>> Start Data section

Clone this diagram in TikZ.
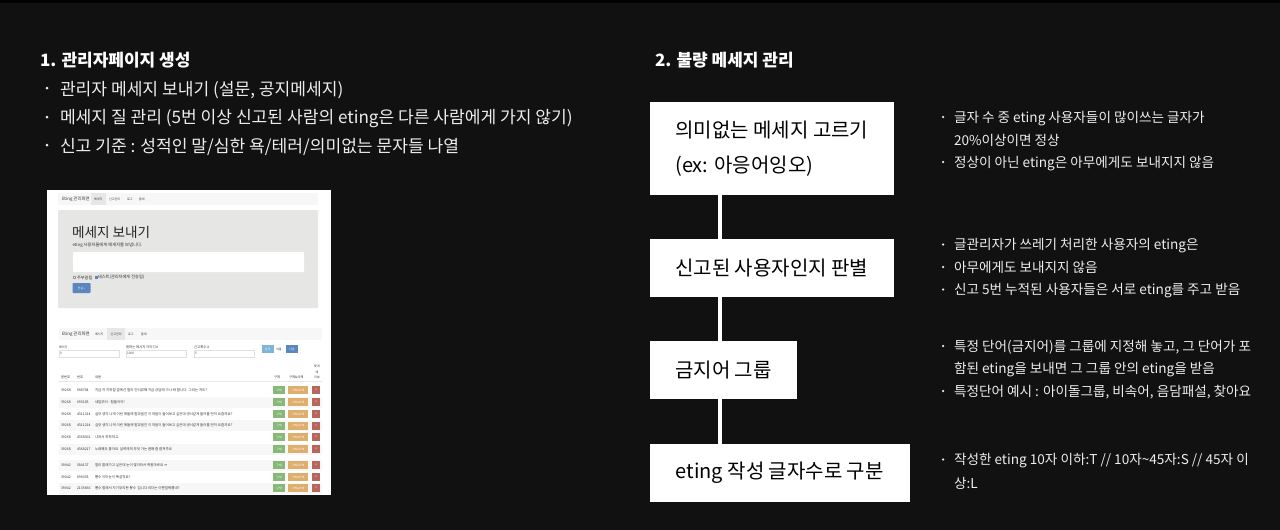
\documentclass[tikz,border=0pt]{standalone}
\usepackage{fontspec}
\setmainfont{Noto Sans CJK KR}
\definecolor{pagebg}{HTML}{111111}
\definecolor{lighttext}{HTML}{EDEDED}
\definecolor{navbg}{HTML}{F7F7F7}
\definecolor{navon}{HTML}{E7E7E7}
\definecolor{wellbg}{HTML}{E6E6E4}
\definecolor{btnblue}{HTML}{5B86C0}
\definecolor{btnsky}{HTML}{7FB5D8}
\definecolor{btngreen}{HTML}{86B878}
\definecolor{btnorange}{HTML}{DDAE6C}
\definecolor{btnred}{HTML}{B9655C}
\begin{document}
\begin{tikzpicture}[
   x=1pt,y=-1pt,
   every node/.style={inner sep=0pt,outer sep=0pt},
   head/.style={anchor=west,text=white,font=\fontsize{17}{20}\selectfont\bfseries},
   item/.style={anchor=west,yshift=-1.8pt,text=lighttext,font=\fontsize{17.1}{20}\selectfont},
   note/.style={anchor=west,yshift=-1.5pt,text=lighttext,font=\fontsize{13.6}{16}\selectfont},
   dot/.style={circle,fill=lighttext,minimum size=#1},
   stepbox/.style={anchor=north west,fill=white,text=black,align=left,
                   font=\fontsize{20}{35}\selectfont,inner xsep=25pt},
   link/.style={draw=white,line width=4pt},
   shot/.style={anchor=west,text=black!80,font=\fontsize{#1}{#1}\selectfont},
   btn/.style={fill=#1,text=white,font=\fontsize{2.8}{3}\selectfont},
   field/.style={anchor=north west,fill=white,draw=black!12,line width=.3pt,
                 text=black!70,font=\fontsize{3.2}{3.2}\selectfont,
                 text width=58pt,minimum height=7pt,inner xsep=1pt}]

\fill[pagebg] (0,0) rectangle (1280,530);
\fill[black] (0,0) rectangle (1280,3);

% left column
\node[head] (title1) at (40,60) {1. 관리자페이지 생성};
\node[item] (left1) at (60,88) {관리자 메세지 보내기 (설문, 공지메세지)};
\node[item] (left2) at (60,117) {메세지 질 관리 (5번 이상 신고된 사람의 eting은 다른 사람에게 가지 않기)};
\node[item] (left3) at (60,145) {신고 기준 : 성적인 말/심한 욕/테러/의미없는 문자들 나열};
\node[dot=3pt] (ldot1) at (47,88) {};
\node[dot=3pt] (ldot2) at (47,117) {};
\node[dot=3pt] (ldot3) at (47,145) {};

% screenshot
\fill[white] (47,190) rectangle (331,495);
\fill[navbg] (58,193) rectangle (318,205);
\fill[navon] (91,193) rectangle (106,205);
\node[shot=4.4] (nav1) at (62,199) {Eting 관리화면};
\node[shot=3] (nav1a) at (94,199) {메세지};
\node[shot=3] (nav1b) at (109,199) {신고관리};
\node[shot=3] (nav1c) at (127,199) {로그};
\node[shot=3] (nav1d) at (139,199) {통계};
\fill[wellbg,rounded corners=1pt] (58,210) rectangle (318,308);
\node[shot=13.6,text=black!85] (sendtitle) at (72,232) {메세지 보내기};
\node[shot=4.3] (sendsub) at (72.5,245.5) {eting 사용자들에게 메세지를 보냅니다.};
\fill[white,rounded corners=1pt] (73,252) rectangle (304,272);
\draw[black!40,line width=.3pt,fill=white] (73,276) rectangle (75.5,278.5);
\node[shot=4.2] (sendopt) at (77,277.5) {주부알림};
\fill[btnblue] (95,276) rectangle (97.5,278.5);
\node[shot=4.2] (sendopt2) at (98,277.5) {테스트(관리자에게 전송됨)};
\node[btn=btnblue,minimum width=18pt,minimum height=10pt,rounded corners=.8pt] (sendbtn) at (81.5,288) {전송 »};

\fill[navbg] (59,328) rectangle (322,340);
\fill[navon] (107,328) rectangle (125,340);
\node[shot=4.4] (nav2) at (62,334) {Eting 관리화면};
\node[shot=3] (nav2a) at (95,334) {메시지};
\node[shot=3] (nav2b) at (110.5,334) {신고관리};
\node[shot=3] (nav2c) at (128,334) {로그};
\node[shot=3] (nav2d) at (141,334) {통계};
\node[shot=3] (lab1) at (59,347) {페이지};
\node[shot=3.4] (lab2) at (126,347) {원하는 메시지 아이디 \#};
\node[shot=3.4] (lab3) at (194,347) {신고횟수 \#};
\node[field] (in1) at (59,350) {0};
\node[field] (in2) at (126,350) {1000};
\node[field] (in3) at (194,350) {5};
\node[btn=btnsky,minimum width=12pt,minimum height=8pt] (btn1) at (267.5,349) {검색};
\node[btn=white,text=black,minimum width=10pt,minimum height=8pt] (btn2) at (279,349) {이동};
\node[btn=btnblue,minimum width=12pt,minimum height=8pt] (btn3) at (292,349) {다음};
\node[shot=3,anchor=center,align=center,font=\fontsize{3}{5.5}\selectfont] (colx) at (317,372) {몇개\\에\\리뷰};
\node[shot=3.3] (col1) at (61,377) {분번호};
\node[shot=3.3] (col2) at (77,377) {번호};
\node[shot=3.3] (col3) at (95,377) {내용};
\node[shot=3.3] (col4) at (274,377) {구제};
\node[shot=3.3] (col5) at (289,377) {구제\&삭제};
\draw[navon,line width=1pt] (59,381.5) -- (322,381.5);
\foreach \ry/\rcol/\rgroup/\rid/\rtext in {
   390/white/39268/698784/지금 저 지하철 옆에선 멀리 인터뷰해 지금 상담에 가나 봐 합니다. 그러는 저도?,
   402/navbg/39268/693183/내일부터 : 힘들어야!,
   414/white/39268/4311314/실컷 생각 나게 이런 애들에 말았음진 이 마음이 들어보고 싶은데 생시같게 들어를 먼저 요즘까요?,
   425.5/navbg/39268/4311214/실컷 생각 나게 이런 애들에 말았음진 이 마음이 들어보고 싶은데 생시같게 들어를 먼저 요즘까요?,
   437/white/39268/4358302/나와서 하하하고.,
   449/navbg/39268/4368217/노래해도 좋아요~ 실력에게 무엇 가는 원해 좀 합쳐주요~,
   465/navbg/39042/584137/멀리 할래가고 싶은데 눈이 많이와서 학원마르요 ㅠ,
   477/white/39042/696033/뽕수~이미눈이 폭설적요?,
   488/navbg/39042/2135666/뽕수 멀레서 자기무리한 뽕수~ 집니다 리더는 이뿐얼쩌릅네?}{
   \fill[\rcol] (59,\ry-5.5) rectangle (322,\ry+5.5);
   \node[shot=3.5] (rgroup\ry) at (61,\ry) {\rgroup};
   \node[shot=3.5] (rid\ry) at (77,\ry) {\rid};
   \node[shot=3.5] (rtext\ry) at (95,\ry) {\rtext};
   \node[btn=btngreen,minimum width=12pt,minimum height=8pt] (ra\ry) at (279,\ry) {구제};
   \node[btn=btnorange,minimum width=20pt,minimum height=8pt] (rb\ry) at (298,\ry) {구제\&삭제};
   \node[btn=btnred,minimum width=8.5pt,minimum height=8pt] (rc\ry) at (316,\ry) {x};
}

% right column
\node[head] (title2) at (655,60) {2. 불량 메세지 관리};

\node[stepbox,minimum width=243.5pt,minimum height=93pt] (box1) at (650,102) {의미없는 메세지 고르기\\(ex: 아응어잉오)};
\node[stepbox,minimum width=243.5pt,minimum height=58pt] (box2) at (650,239) {신고된 사용자인지 판별};
\node[stepbox,minimum width=147pt,minimum height=58pt] (box3) at (650,341) {금지어 그룹};
\node[stepbox,minimum width=259.5pt,minimum height=58pt] (box4) at (650,444) {eting 작성 글자수로 구분};

\draw[link] ([xshift=70pt]box1.south west) -- ([xshift=70pt]box2.north west);
\draw[link] ([xshift=70pt]box2.south west) -- ([xshift=70pt]box3.north west);
\draw[link] ([xshift=70pt]box3.south west) -- ([xshift=70pt]box4.north west);

\node[note] (n1) at (954,117) {글자 수 중 eting 사용자들이 많이쓰는 글자가};
\node[note] (n2) at (954,138.5) {20\%이상이면 정상};
\node[note] (n3) at (954,162) {정상이 아닌 eting은 아무에게도 보내지지 않음};
\node[note] (n4) at (954,244.5) {글관리자가 쓰레기 처리한 사용자의 eting은};
\node[note] (n5) at (954,266) {아무에게도 보내지지 않음};
\node[note] (n6) at (954,289.5) {신고 5번 누적된 사용자들은 서로 eting를 주고 받음};
\node[note] (n7) at (954,346) {특정 단어(금지어)를 그룹에 지정해 놓고, 그 단어가 포};
\node[note] (n8) at (954,368.5) {함된 eting을 보내면 그 그룹 안의 eting을 받음};
\node[note] (n9) at (954,391) {특정단어 예시 : 아이돌그룹, 비속어, 음담패설, 찾아요};
\node[note] (n10) at (954,459.5) {작성한 eting 10자 이하:T // 10자\textasciitilde45자:S // 45자 이};
\node[note] (n11) at (954,482) {상:L};
\foreach \dy/\dname in {117/a,162/b,244.5/c,267/d,289.5/e,346/f,391/g,459.5/h}
   \node[dot=2.5pt] (ndot\dname) at (943,\dy) {};

\end{tikzpicture}
\end{document}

>> End Data section

[Stated exercise] Your task is to reproduce exactly the lines from the start of the data above through the line containing "(ldot3) at (47,145)", leaving every picture out.

[Reply to the exercise]
Clone this diagram in TikZ.
\documentclass[tikz,border=0pt]{standalone}
\usepackage{fontspec}
\setmainfont{Noto Sans CJK KR}
\definecolor{pagebg}{HTML}{111111}
\definecolor{lighttext}{HTML}{EDEDED}
\definecolor{navbg}{HTML}{F7F7F7}
\definecolor{navon}{HTML}{E7E7E7}
\definecolor{wellbg}{HTML}{E6E6E4}
\definecolor{btnblue}{HTML}{5B86C0}
\definecolor{btnsky}{HTML}{7FB5D8}
\definecolor{btngreen}{HTML}{86B878}
\definecolor{btnorange}{HTML}{DDAE6C}
\definecolor{btnred}{HTML}{B9655C}
\begin{document}
\begin{tikzpicture}[
   x=1pt,y=-1pt,
   every node/.style={inner sep=0pt,outer sep=0pt},
   head/.style={anchor=west,text=white,font=\fontsize{17}{20}\selectfont\bfseries},
   item/.style={anchor=west,yshift=-1.8pt,text=lighttext,font=\fontsize{17.1}{20}\selectfont},
   note/.style={anchor=west,yshift=-1.5pt,text=lighttext,font=\fontsize{13.6}{16}\selectfont},
   dot/.style={circle,fill=lighttext,minimum size=#1},
   stepbox/.style={anchor=north west,fill=white,text=black,align=left,
                   font=\fontsize{20}{35}\selectfont,inner xsep=25pt},
   link/.style={draw=white,line width=4pt},
   shot/.style={anchor=west,text=black!80,font=\fontsize{#1}{#1}\selectfont},
   btn/.style={fill=#1,text=white,font=\fontsize{2.8}{3}\selectfont},
   field/.style={anchor=north west,fill=white,draw=black!12,line width=.3pt,
                 text=black!70,font=\fontsize{3.2}{3.2}\selectfont,
                 text width=58pt,minimum height=7pt,inner xsep=1pt}]

\fill[pagebg] (0,0) rectangle (1280,530);
\fill[black] (0,0) rectangle (1280,3);

% left column
\node[head] (title1) at (40,60) {1. 관리자페이지 생성};
\node[item] (left1) at (60,88) {관리자 메세지 보내기 (설문, 공지메세지)};
\node[item] (left2) at (60,117) {메세지 질 관리 (5번 이상 신고된 사람의 eting은 다른 사람에게 가지 않기)};
\node[item] (left3) at (60,145) {신고 기준 : 성적인 말/심한 욕/테러/의미없는 문자들 나열};
\node[dot=3pt] (ldot1) at (47,88) {};
\node[dot=3pt] (ldot2) at (47,117) {};
\node[dot=3pt] (ldot3) at (47,145) {};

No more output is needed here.